Veículo: Jornal: Jornal do Commercio (Rio de Janeiro) - Seção: Direito e Justiça - 19/05/2004
Brasil defendeu durante a assembléia anual da OMS a necessidade de os países em desenvolvimento terem condições de garantir o acesso de todos aos remédios.
O Brasil defendeu ontem, no segundo dia da assembléia anual da Organização Mundial da Saúde (OMS), a necessidade de os países em desenvolvimento terem condições de garantir o acesso de todos aos remédios. O ministro da Saúde, Humberto Costa, qualificou de "moralmente injustificável e economicamente errado" excluir a maior parte da população mundial de algo que deveria ser universal.
Em discurso no plenário da assembléia, realizada em Genebra, o ministro Humberto Costa alertou sobre a aparição de doenças crônicas degenerativas entre grupos de pessoas de baixo poder aquisitivo nos países em desenvolvimento. "É um fenômeno novo que não pode ser ignorado nas políticas de saúde pública", disse. "A chegada ao Sul de doenças até agora típicas do Hemisfério Norte constitui uma amarga ironia", completou.
O ministro acrescentou que é importante refletir sobre o impacto do regime de propriedade intelectual sobre a saúde pública. "A Comissão sobre Propriedade Intelectual, Inovação e Saúde Pública da OMS tem a enorme responsabilidade de examinar a questão do impacto sobre a saúde pública do regime de patentes de remédios", disse Costa.
Criada há um ano, a comissão tem como objetivo analisar os direitos de propriedade intelectual e os mecanismos apropriados de financiamento e incentivo para desenvolvimento de remédios contra doenças que afetam o mundo em desenvolvimento.
"É muito importante que seus resultados não sejam ofuscados por questões econômicas e comerciais, que, por mais importantes que sejam, devem se submeter às necessidades de saúde pública e à universalização do acesso aos remédios", disse Humberto Costa.

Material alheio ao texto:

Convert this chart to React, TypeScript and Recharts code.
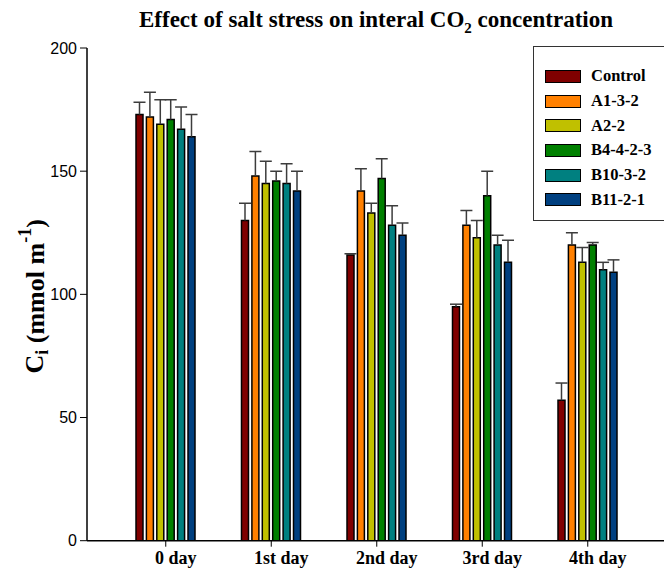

"De pouco serve promover políticas públicas de saúde, se, por causa de preços com forte impacto nos orçamentos nacionais, não for possível ter acesso aos remédios necessários para os tratamentos", observou o ministro da Saúde.
Costa mencionou ainda o apoio brasileiro à meta do diretor-geral da OMS, Jong Wook Lee, de estender o tratamento anti-Aids a 3 milhões de doentes até 2005. "Todos temos a esperança de que essa iniciativa não se frustre por uma visão estreita e egoísta de interesses alheios à saúde pública", afirmou o ministro, reiterando a disposição do Brasil de facilitar o tratamento de 200 mil soropositivos com anti-retrovirais genéricos como parte de seu programa de cooperação internacional.
"Utilizar os remédios genéricos é essencial para o tratamento contínuo e sustentável de pacientes com patologias crônicas", concluiu o brasileiro. Paralelamente, Lee enalteceu o fato de Moçambique ter se tornado em março no primeiro país africano a emitir uma licença obrigatória para a fabricação de medicamentos anti-retrovirais para satisfazer as necessidades nacionais.
Uma licença obrigatória, que depende de condições estabelecidas pela Organização Mundial do Comércio (OMC), é a permissão dada por um governo a um fabricante nacional para produzir um remédio ou utilizar um procedimento patenteado sem o consentimento do titular da patente, com objetivo de atender emergências médicas por meio do acesso a remédios baratos.